Giant Sand (formerly Giant Sandworms) is an American musical group from Tucson, Arizona. Its most constant member is singer-songwriter Howe Gelb. The groups have developed idiosyncratic sound rooted in alternative country, but touching on a wide range of other styles and featuring Gelb's beatnik-influenced vocals and songwriting. Since about 2012, they have also performed as Giant Giant Sand when featuring a larger ensemble than their traditional four to six musicians.

== History ==
Howe Gelb, also a prolific solo artist, started the group as Giant Sandworms in the late 1970s in Tucson, Arizona. In 1980, an EP was released entitled Will Wallow and Roam After the Ruin. After which Gelb sacked the other members. 1983 saw the release of Valley of Rain on Enigma Records with the shortened name of Giant Sand. It had Scott Garber on bass, Winston Watson on drums for most tracks, with Tommy Larkins drumming on the others. By 1990, John Convertino had become the band's drummer. Multi-instrumentalist Joey Burns joined around that time. Convertino and Burns formed Calexico in 1996, later leaving the group to concentrate on that project. In 2004, saw the first release without Convertino and Burns; the Is All Over the Map album.

== Members ==
Members have included keyboardist Chris Cacavas (of Green on Red), bassist Paula Jean Brown (who was briefly a member of The Go-Go's and was married to Gelb at the time), Mark Walton (of The Dream Syndicate and Continental Drifters), drummer Tom Larkins (later to become a Jonathan Richman sideman) who rejoined Giant Sand in 2019 (without quitting Richman's band), and Iain Shedden, drummer with Australian band The Saints. For a long while the band's rhythm section consisted of John Convertino and Joey Burns. In the early 2000s Howe Gelb reinvented the band again – this time with players from Denmark.
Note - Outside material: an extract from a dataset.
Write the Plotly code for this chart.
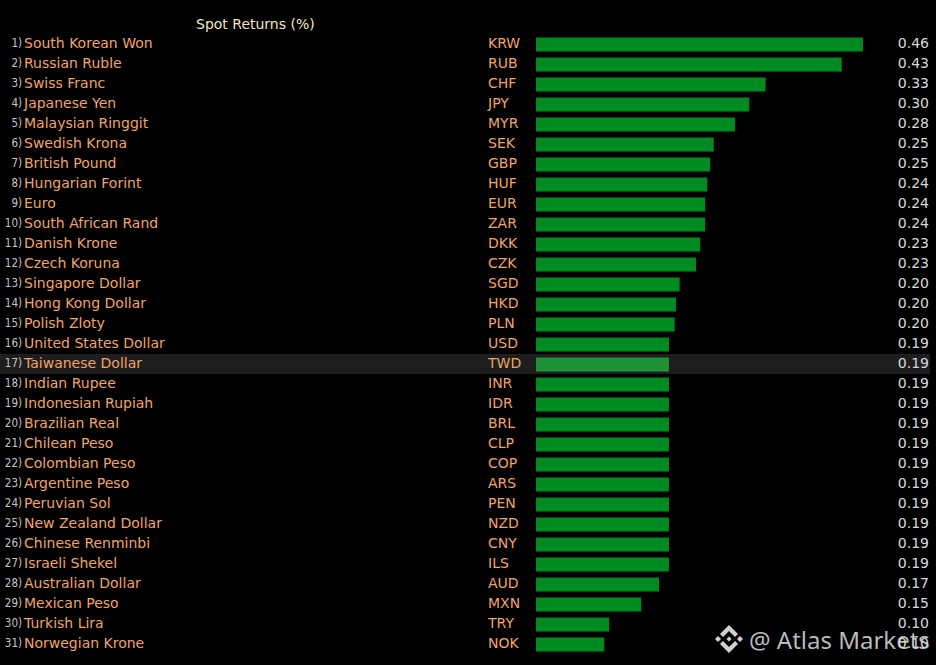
import plotly.graph_objects as go

# Data
rangs = list(range(1, 32))
devises = ['South Korean Won', 'Russian Ruble', 'Swiss Franc', 'Japanese Yen', 'Malaysian Ringgit',
           'Swedish Krona', 'British Pound', 'Hungarian Forint', 'Euro', 'South African Rand',
           'Danish Krone', 'Czech Koruna', 'Singapore Dollar', 'Hong Kong Dollar', 'Polish Zloty',
           'United States Dollar', 'Taiwanese Dollar', 'Indian Rupee', 'Indonesian Rupiah', 'Brazilian Real',
           'Chilean Peso', 'Colombian Peso', 'Argentine Peso', 'Peruvian Sol', 'New Zealand Dollar',
           'Chinese Renminbi', 'Israeli Shekel', 'Australian Dollar', 'Mexican Peso', 'Turkish Lira',
           'Norwegian Krone']
codes = ['KRW', 'RUB', 'CHF', 'JPY', 'MYR', 'SEK', 'GBP', 'HUF', 'EUR', 'ZAR', 'DKK', 'CZK', 'SGD', 'HKD', 'PLN',
         'USD', 'TWD', 'INR', 'IDR', 'BRL', 'CLP', 'COP', 'ARS', 'PEN', 'NZD', 'CNY', 'ILS', 'AUD', 'MXN', 'TRY', 'NOK']
# bar lengths are estimated from the picture, labels are the printed values
longueurs = [0.46, 0.43, 0.323, 0.30, 0.28, 0.25, 0.245, 0.241, 0.238, 0.238, 0.231, 0.225, 0.202, 0.197, 0.195,
             0.187, 0.187, 0.187, 0.187, 0.187, 0.187, 0.187, 0.187, 0.187, 0.187, 0.187, 0.187, 0.173, 0.148, 0.103, 0.096]
etiquettes = ['0.46', '0.43', '0.33', '0.30', '0.28', '0.25', '0.25', '0.24', '0.24', '0.24', '0.23', '0.23', '0.20',
              '0.20', '0.20', '0.19', '0.19', '0.19', '0.19', '0.19', '0.19', '0.19', '0.19', '0.19', '0.19', '0.19',
              '0.19', '0.17', '0.15', '0.10', '0.10']

W, H = 936, 665
X_ZERO = 536
PX_PAR_UNITE = 711
LIGNE_ACTIVE = 16  # Taiwanese Dollar


def x_px(px):
    return (px - X_ZERO) / PX_PAR_UNITE


lignes = list(range(len(devises)))
couleurs = ['#1f9238' if i == LIGNE_ACTIVE else '#008a22' for i in lignes]

fig = go.Figure()

fig.add_trace(go.Bar(x=longueurs, y=lignes, orientation='h', width=0.7, marker_color=couleurs,
                     marker_line_width=0, hoverinfo='skip'))


def colonne(px, textes, position, taille, couleur, famille='DejaVu Sans'):
    fig.add_trace(go.Scatter(x=[x_px(px)] * len(textes), y=lignes, text=textes, mode='text',
                             textposition=position, cliponaxis=False, hoverinfo='skip',
                             textfont=dict(family=famille, size=taille, color=couleur)))


colonne(22, [f'{r})' for r in rangs], 'middle left', 11.5, '#c4c4c4', 'DejaVu Sans Condensed')
colonne(24, devises, 'middle right', 14, '#f0a468')
colonne(488, codes, 'middle right', 14, '#f0a468')
colonne(929, etiquettes, 'middle left', 14, '#d9d9d9')


def papier_x(px):
    return px / W


def papier_y(py):
    return 1 - py / H


# Highlighted row, behind the bars
fig.add_shape(type='rect', xref='paper', yref='paper', layer='below', line_width=0, fillcolor='#1e1e1e',
              x0=0, x1=papier_x(930), y0=papier_y(374), y1=papier_y(354))

# Watermark logo: four small diamonds, a centre dot and two chevrons
CX, CY = 729, 639


def losange(cx, cy, r):
    pts = [(cx, cy - r), (cx + r, cy), (cx, cy + r), (cx - r, cy)]
    chemin = 'M ' + ' L '.join(f'{papier_x(a):.5f} {papier_y(b):.5f}' for a, b in pts) + ' Z'
    fig.add_shape(type='path', path=chemin, xref='paper', yref='paper', line_width=0, fillcolor='#d2d2d2')


def chevron(sens):
    pts = [(CX - 9, CY + sens * 5), (CX, CY + sens * 14), (CX + 9, CY + sens * 5),
           (CX + 6, CY + sens * 2), (CX, CY + sens * 8), (CX - 6, CY + sens * 2)]
    chemin = 'M ' + ' L '.join(f'{papier_x(a):.5f} {papier_y(b):.5f}' for a, b in pts) + ' Z'
    fig.add_shape(type='path', path=chemin, xref='paper', yref='paper', line_width=0, fillcolor='#d2d2d2')


chevron(-1)
chevron(1)
losange(CX - 11, CY, 3)
losange(CX + 11, CY, 3)
losange(CX, CY, 2.5)

fig.add_annotation(text='Spot Returns (%)', xref='paper', yref='paper', x=papier_x(194), y=papier_y(24),
                   xanchor='left', yanchor='middle', showarrow=False,
                   font=dict(family='DejaVu Sans', size=14, color='#f3e6bd'))
fig.add_annotation(text='@ Atlas Markets', xref='paper', yref='paper', x=papier_x(747), y=papier_y(639),
                   xanchor='left', yanchor='middle', showarrow=False,
                   font=dict(family='Noto Sans', size=24, color='rgba(214,214,214,0.88)'))

fig.update_layout(
    width=W, height=H,
    margin=dict(l=0, r=0, t=0, b=0),
    paper_bgcolor='#000000',
    plot_bgcolor='#000000',
    showlegend=False,
    xaxis=dict(range=[x_px(0), x_px(W)], visible=False),
    # row i is centred on 44.5 + 20 * i pixels
    yaxis=dict(range=[(H - 44.5) / 20, -44.5 / 20], visible=False),
)

# the page body has a default margin that would push the chart off the photo
fig.write_html('out.html', config={'displayModeBar': False},
               post_script="document.body.style.margin='0';document.body.style.background='#000';")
Guest artists over the last three decades have included Victoria Williams, Neko Case, Juliana Hatfield, PJ Harvey, Vic Chesnutt, Steve Wynn, Vicki Peterson, Rainer Ptacek, M. Ward, Isobel Campbell, Ilse DeLange of The Common Linnets, nearly all members of the band Poi Dog Pondering, and Indiosa Patsy Jean (Gelb and Brown's daughter).

== Discography ==
=== Giant Sand ===
- 1985: Valley of Rain (Enigma Records)
- 1986: Ballad of a Thin Line Man (Zippo)
- 1988: Storm (What Goes On)
- 1988: The Love Songs (Homestead)
- 1989: Giant Sandwich (Homestead)
- 1989: Long Stem Rant (Homestead)
- 1990: Swerve (Demon)
- 1991: Ramp (Restless/Rough Trade)
- 1992: Center of the Universe (Restless)
- 1993: Purge & Slouch (Brake Out)
- 1993: Stromausfall (Return to Sender)
- 1994: Glum (Imago)
- 1995: Goods and Services (Brake Out)
- 1995: Backyard Barbecue Broadcast (Koch)
- 1997: Official Bootleg Series Volume 1: Build Your Own Night It's Easy (¡Epiphany!)
- 2000: Chore of Enchantment (Loose)
- 2000: Official Bootleg Series Volume 2: The Rock Opera Years (OW OM Finished Recorded Products)
- 2001: Official Bootleg Series Volume 3: Unsungglum (OW OM Finished Recorded Products)
- 2001: Selections Circa 1990–2000 (V2 Records Benelux)
- 2002: Cover Magazine (Thrill Jockey)
- 2002: Infiltration of Dreams (Mucchio Extra)
- 2003: Official Bootleg Series Volume 5: Too Many Spare Parts in the Yard Too Close at Hand (OW OM Recorded Products)
- 2004: Is All Over the Map (Thrill Jockey)
- 2008: *proVISIONS* (Thrill Jockey)
- 2008: Provisional Supplement (OW OM Recorded Products)
- 2010: Blurry Blue Mountain (Fire)
- 2015: Heartbreak Pass (New West)
- 2018: Returns To Valley Of Rain (Fire)
- 2019: Recounting The Ballads Of Thin Line Men (Fire)

=== Giant Giant Sand ===
- 2012: Tucson: a Country Rock Opera (Fire)
- 2016: Return to Tucson (Fire)

=== Melted Wires ===
- 2010 Melted Wires (self-released)

=== Howe Gelb ===
- 2011: Snarl Some Piano (Scatterland)

== Filmography ==
- "Good Luck Suckers" Giant Sand's concert at the Trabendo in Paris – France 2016
Editing in DVD with the documentary "Sounds of Tucson" – Director Guillaume Dero – La Huit.
- Score for Ingenius (2011) – feature film with Jeremy Renner (Bleiberg Distribution)
- High and Dry: Where the Desert Meets Rock and Roll (2006) – a documentary about Tucson musicians which includes music and interviews with Giant Sand members
- Drunken Bees (1996) – a documentary about Giant Sand by Marianne Dissard.